Are We The 'Things' In The Internet Of Things ?

Television has taken a sinister turn recently. 

Samsung has been revealed to be eavesdropping on users of its voice controlled connected TVs and is also inserting ads into viewers' experience. For a company that is already suffering from poor financial performance this is a bombshell and they shall no doubt have to recant these features.

However, for the likes of Google and Apple, who have long had designs on the living room, this trend will be irresistible.

I am now able to control the heating, security, TV and music in my house from my iPad or iPhone, wherever I am.  The experience is pretty primitive - my LG TV needs to be on a specific wifi channel and will not go inline if other devices have selected this channel (I can find no way to hard code it). The Nest heating control is too intelligent for its own good - I was recently away abroad and the heating took on a life of its own, refusing to stay at a low level and with, as far as I could see, no easy over-ride. 

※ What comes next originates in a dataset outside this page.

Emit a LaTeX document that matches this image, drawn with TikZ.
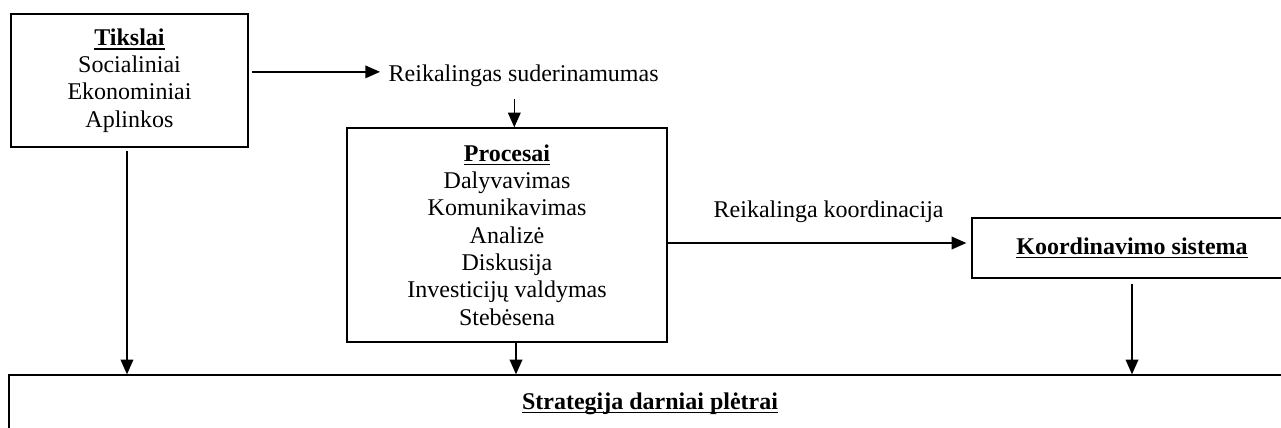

So, there's a way to go. But what is more worrying is what all of this means for us as consumers: already our behaviour is minutely tracked online, by Big Internet and governments alike.

It's unlikely to manifest itself in useful features like the ability to know what TV programmes you have already watched or to pre-heat the car windows on frozen mornings and far more likely to send you more spurious ads on things that you were interested in a month previously.

The problem, of course, is that the more data we generate, the more difficult it is to make sense of this swathe of informatics.

When working in marketing some decades ago I came up with the concept of touch points: you would define your audience and then run through every interaction they would have during the day that posed the opportunity to market to them, from the alarm clock to the late night movie on TV.

This is essentially what the Internet of Things (or Thingternet as it was recently termed) provides: a chronology and narrative on our lives that can be traded outside of our control. And as sanguine as most people seem to be about giving away their privacy and data in exchange for free IM or content, there will need to be a point at which legislation will need to be changed to protect us poor Things.